### EXERCISE GOAL
Quote all of the data that follows exactly as written, skipping the images.

### DATASET EXTRACT
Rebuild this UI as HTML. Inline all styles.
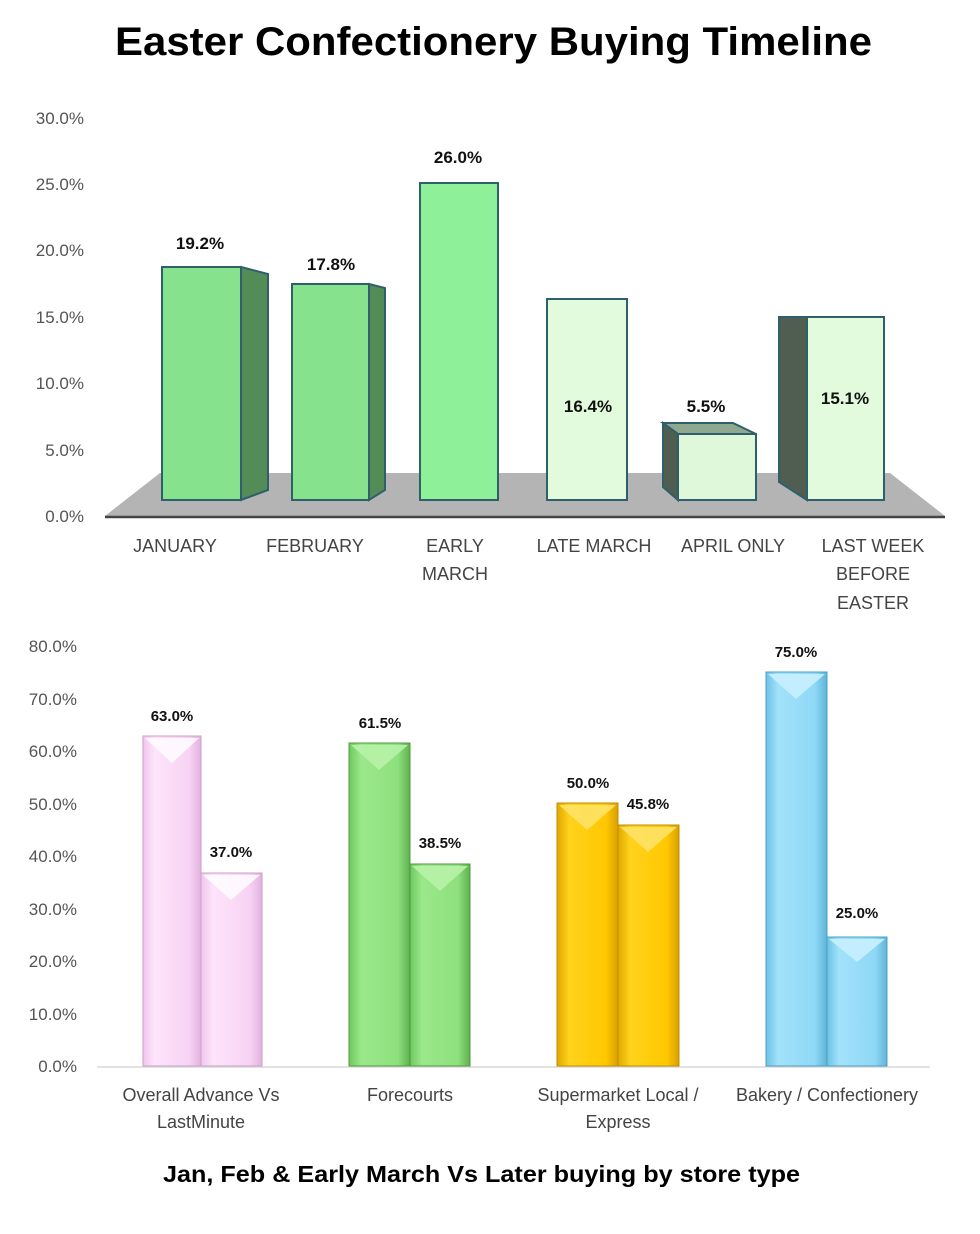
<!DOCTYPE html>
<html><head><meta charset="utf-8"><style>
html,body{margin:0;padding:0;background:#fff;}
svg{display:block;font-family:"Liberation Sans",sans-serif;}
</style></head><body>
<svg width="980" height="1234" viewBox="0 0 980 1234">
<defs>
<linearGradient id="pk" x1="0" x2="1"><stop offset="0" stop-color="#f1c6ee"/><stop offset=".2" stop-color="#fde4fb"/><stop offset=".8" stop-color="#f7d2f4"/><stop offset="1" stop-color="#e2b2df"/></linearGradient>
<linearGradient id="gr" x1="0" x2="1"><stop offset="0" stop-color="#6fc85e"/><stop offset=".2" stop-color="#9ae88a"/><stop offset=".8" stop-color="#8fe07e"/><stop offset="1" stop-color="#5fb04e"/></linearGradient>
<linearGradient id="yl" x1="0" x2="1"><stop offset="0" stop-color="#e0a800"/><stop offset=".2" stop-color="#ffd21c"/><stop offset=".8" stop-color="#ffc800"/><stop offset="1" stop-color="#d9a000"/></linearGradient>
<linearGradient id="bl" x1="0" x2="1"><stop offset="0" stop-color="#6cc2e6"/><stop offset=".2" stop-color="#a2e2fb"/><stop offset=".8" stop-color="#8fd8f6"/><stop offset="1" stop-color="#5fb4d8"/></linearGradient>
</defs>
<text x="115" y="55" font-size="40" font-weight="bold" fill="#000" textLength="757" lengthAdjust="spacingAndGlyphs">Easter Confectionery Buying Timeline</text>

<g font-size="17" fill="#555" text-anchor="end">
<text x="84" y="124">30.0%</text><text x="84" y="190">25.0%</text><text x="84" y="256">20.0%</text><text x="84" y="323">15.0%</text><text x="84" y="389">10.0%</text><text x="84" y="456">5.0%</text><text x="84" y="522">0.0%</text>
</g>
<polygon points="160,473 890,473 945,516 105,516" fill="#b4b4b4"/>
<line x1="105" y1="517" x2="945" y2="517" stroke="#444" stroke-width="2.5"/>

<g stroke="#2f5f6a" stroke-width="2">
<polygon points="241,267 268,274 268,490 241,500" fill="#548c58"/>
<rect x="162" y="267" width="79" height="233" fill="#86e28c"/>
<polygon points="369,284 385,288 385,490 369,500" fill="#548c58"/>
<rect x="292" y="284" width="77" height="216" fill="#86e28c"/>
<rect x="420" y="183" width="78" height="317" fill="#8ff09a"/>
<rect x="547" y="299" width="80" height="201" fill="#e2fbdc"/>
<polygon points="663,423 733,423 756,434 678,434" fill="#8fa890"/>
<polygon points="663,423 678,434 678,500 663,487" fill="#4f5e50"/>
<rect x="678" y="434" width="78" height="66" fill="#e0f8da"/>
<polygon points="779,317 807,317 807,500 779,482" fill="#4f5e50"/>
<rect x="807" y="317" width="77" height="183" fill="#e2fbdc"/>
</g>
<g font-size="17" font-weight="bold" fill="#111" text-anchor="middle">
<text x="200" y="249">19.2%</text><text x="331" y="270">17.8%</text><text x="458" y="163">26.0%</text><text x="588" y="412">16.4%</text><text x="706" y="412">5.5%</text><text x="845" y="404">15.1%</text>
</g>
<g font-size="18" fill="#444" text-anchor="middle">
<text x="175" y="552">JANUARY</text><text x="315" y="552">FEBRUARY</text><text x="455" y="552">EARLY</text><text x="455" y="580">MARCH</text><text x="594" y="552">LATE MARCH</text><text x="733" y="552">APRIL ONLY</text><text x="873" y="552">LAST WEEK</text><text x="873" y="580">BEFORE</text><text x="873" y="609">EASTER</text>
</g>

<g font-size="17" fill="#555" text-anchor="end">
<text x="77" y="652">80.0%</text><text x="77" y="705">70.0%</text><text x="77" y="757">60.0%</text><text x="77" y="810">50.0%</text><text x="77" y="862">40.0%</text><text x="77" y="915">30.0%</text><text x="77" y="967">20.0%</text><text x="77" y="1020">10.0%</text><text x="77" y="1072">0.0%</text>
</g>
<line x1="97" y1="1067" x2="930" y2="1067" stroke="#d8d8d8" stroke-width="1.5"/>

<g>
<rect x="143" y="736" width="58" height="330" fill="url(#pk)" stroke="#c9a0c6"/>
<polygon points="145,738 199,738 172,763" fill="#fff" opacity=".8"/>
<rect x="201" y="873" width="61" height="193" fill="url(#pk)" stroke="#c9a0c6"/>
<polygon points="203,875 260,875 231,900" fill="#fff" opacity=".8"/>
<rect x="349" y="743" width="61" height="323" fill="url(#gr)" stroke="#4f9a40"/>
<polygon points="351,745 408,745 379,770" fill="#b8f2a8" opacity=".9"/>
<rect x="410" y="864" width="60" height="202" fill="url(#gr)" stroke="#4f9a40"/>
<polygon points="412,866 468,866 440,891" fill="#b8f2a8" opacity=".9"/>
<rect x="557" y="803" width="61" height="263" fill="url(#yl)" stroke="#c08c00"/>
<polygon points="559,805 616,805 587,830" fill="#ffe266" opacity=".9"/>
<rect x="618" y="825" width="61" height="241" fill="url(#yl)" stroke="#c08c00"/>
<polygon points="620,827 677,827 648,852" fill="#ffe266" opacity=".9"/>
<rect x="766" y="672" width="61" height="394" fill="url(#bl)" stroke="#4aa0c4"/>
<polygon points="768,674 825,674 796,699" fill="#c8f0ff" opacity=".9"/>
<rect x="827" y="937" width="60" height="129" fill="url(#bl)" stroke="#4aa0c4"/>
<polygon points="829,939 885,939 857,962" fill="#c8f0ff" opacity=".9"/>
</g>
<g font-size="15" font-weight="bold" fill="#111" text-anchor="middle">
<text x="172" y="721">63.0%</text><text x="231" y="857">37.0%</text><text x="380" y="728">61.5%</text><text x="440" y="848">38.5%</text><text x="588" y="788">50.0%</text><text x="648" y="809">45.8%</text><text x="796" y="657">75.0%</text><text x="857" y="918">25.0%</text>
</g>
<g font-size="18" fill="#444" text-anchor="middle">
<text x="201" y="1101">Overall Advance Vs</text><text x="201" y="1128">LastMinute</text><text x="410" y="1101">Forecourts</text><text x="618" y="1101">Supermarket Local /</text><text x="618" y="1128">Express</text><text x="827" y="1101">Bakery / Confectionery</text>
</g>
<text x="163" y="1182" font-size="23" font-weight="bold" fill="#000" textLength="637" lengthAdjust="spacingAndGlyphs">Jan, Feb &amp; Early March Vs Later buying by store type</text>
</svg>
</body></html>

### OUTPUT
Rebuild this UI as HTML. Inline all styles.
<!DOCTYPE html>
<html><head><meta charset="utf-8"><style>
html,body{margin:0;padding:0;background:#fff;}
svg{display:block;font-family:"Liberation Sans",sans-serif;}
</style></head><body>
<svg width="980" height="1234" viewBox="0 0 980 1234">
<defs>
<linearGradient id="pk" x1="0" x2="1"><stop offset="0" stop-color="#f1c6ee"/><stop offset=".2" stop-color="#fde4fb"/><stop offset=".8" stop-color="#f7d2f4"/><stop offset="1" stop-color="#e2b2df"/></linearGradient>
<linearGradient id="gr" x1="0" x2="1"><stop offset="0" stop-color="#6fc85e"/><stop offset=".2" stop-color="#9ae88a"/><stop offset=".8" stop-color="#8fe07e"/><stop offset="1" stop-color="#5fb04e"/></linearGradient>
<linearGradient id="yl" x1="0" x2="1"><stop offset="0" stop-color="#e0a800"/><stop offset=".2" stop-color="#ffd21c"/><stop offset=".8" stop-color="#ffc800"/><stop offset="1" stop-color="#d9a000"/></linearGradient>
<linearGradient id="bl" x1="0" x2="1"><stop offset="0" stop-color="#6cc2e6"/><stop offset=".2" stop-color="#a2e2fb"/><stop offset=".8" stop-color="#8fd8f6"/><stop offset="1" stop-color="#5fb4d8"/></linearGradient>
</defs>
<text x="115" y="55" font-size="40" font-weight="bold" fill="#000" textLength="757" lengthAdjust="spacingAndGlyphs">Easter Confectionery Buying Timeline</text>

<g font-size="17" fill="#555" text-anchor="end">
<text x="84" y="124">30.0%</text><text x="84" y="190">25.0%</text><text x="84" y="256">20.0%</text><text x="84" y="323">15.0%</text><text x="84" y="389">10.0%</text><text x="84" y="456">5.0%</text><text x="84" y="522">0.0%</text>
</g>
<polygon points="160,473 890,473 945,516 105,516" fill="#b4b4b4"/>
<line x1="105" y1="517" x2="945" y2="517" stroke="#444" stroke-width="2.5"/>

<g stroke="#2f5f6a" stroke-width="2">
<polygon points="241,267 268,274 268,490 241,500" fill="#548c58"/>
<rect x="162" y="267" width="79" height="233" fill="#86e28c"/>
<polygon points="369,284 385,288 385,490 369,500" fill="#548c58"/>
<rect x="292" y="284" width="77" height="216" fill="#86e28c"/>
<rect x="420" y="183" width="78" height="317" fill="#8ff09a"/>
<rect x="547" y="299" width="80" height="201" fill="#e2fbdc"/>
<polygon points="663,423 733,423 756,434 678,434" fill="#8fa890"/>
<polygon points="663,423 678,434 678,500 663,487" fill="#4f5e50"/>
<rect x="678" y="434" width="78" height="66" fill="#e0f8da"/>
<polygon points="779,317 807,317 807,500 779,482" fill="#4f5e50"/>
<rect x="807" y="317" width="77" height="183" fill="#e2fbdc"/>
</g>
<g font-size="17" font-weight="bold" fill="#111" text-anchor="middle">
<text x="200" y="249">19.2%</text><text x="331" y="270">17.8%</text><text x="458" y="163">26.0%</text><text x="588" y="412">16.4%</text><text x="706" y="412">5.5%</text><text x="845" y="404">15.1%</text>
</g>
<g font-size="18" fill="#444" text-anchor="middle">
<text x="175" y="552">JANUARY</text><text x="315" y="552">FEBRUARY</text><text x="455" y="552">EARLY</text><text x="455" y="580">MARCH</text><text x="594" y="552">LATE MARCH</text><text x="733" y="552">APRIL ONLY</text><text x="873" y="552">LAST WEEK</text><text x="873" y="580">BEFORE</text><text x="873" y="609">EASTER</text>
</g>

<g font-size="17" fill="#555" text-anchor="end">
<text x="77" y="652">80.0%</text><text x="77" y="705">70.0%</text><text x="77" y="757">60.0%</text><text x="77" y="810">50.0%</text><text x="77" y="862">40.0%</text><text x="77" y="915">30.0%</text><text x="77" y="967">20.0%</text><text x="77" y="1020">10.0%</text><text x="77" y="1072">0.0%</text>
</g>
<line x1="97" y1="1067" x2="930" y2="1067" stroke="#d8d8d8" stroke-width="1.5"/>

<g>
<rect x="143" y="736" width="58" height="330" fill="url(#pk)" stroke="#c9a0c6"/>
<polygon points="145,738 199,738 172,763" fill="#fff" opacity=".8"/>
<rect x="201" y="873" width="61" height="193" fill="url(#pk)" stroke="#c9a0c6"/>
<polygon points="203,875 260,875 231,900" fill="#fff" opacity=".8"/>
<rect x="349" y="743" width="61" height="323" fill="url(#gr)" stroke="#4f9a40"/>
<polygon points="351,745 408,745 379,770" fill="#b8f2a8" opacity=".9"/>
<rect x="410" y="864" width="60" height="202" fill="url(#gr)" stroke="#4f9a40"/>
<polygon points="412,866 468,866 440,891" fill="#b8f2a8" opacity=".9"/>
<rect x="557" y="803" width="61" height="263" fill="url(#yl)" stroke="#c08c00"/>
<polygon points="559,805 616,805 587,830" fill="#ffe266" opacity=".9"/>
<rect x="618" y="825" width="61" height="241" fill="url(#yl)" stroke="#c08c00"/>
<polygon points="620,827 677,827 648,852" fill="#ffe266" opacity=".9"/>
<rect x="766" y="672" width="61" height="394" fill="url(#bl)" stroke="#4aa0c4"/>
<polygon points="768,674 825,674 796,699" fill="#c8f0ff" opacity=".9"/>
<rect x="827" y="937" width="60" height="129" fill="url(#bl)" stroke="#4aa0c4"/>
<polygon points="829,939 885,939 857,962" fill="#c8f0ff" opacity=".9"/>
</g>
<g font-size="15" font-weight="bold" fill="#111" text-anchor="middle">
<text x="172" y="721">63.0%</text><text x="231" y="857">37.0%</text><text x="380" y="728">61.5%</text><text x="440" y="848">38.5%</text><text x="588" y="788">50.0%</text><text x="648" y="809">45.8%</text><text x="796" y="657">75.0%</text><text x="857" y="918">25.0%</text>
</g>
<g font-size="18" fill="#444" text-anchor="middle">
<text x="201" y="1101">Overall Advance Vs</text><text x="201" y="1128">LastMinute</text><text x="410" y="1101">Forecourts</text><text x="618" y="1101">Supermarket Local /</text><text x="618" y="1128">Express</text><text x="827" y="1101">Bakery / Confectionery</text>
</g>
<text x="163" y="1182" font-size="23" font-weight="bold" fill="#000" textLength="637" lengthAdjust="spacingAndGlyphs">Jan, Feb &amp; Early March Vs Later buying by store type</text>
</svg>
</body></html>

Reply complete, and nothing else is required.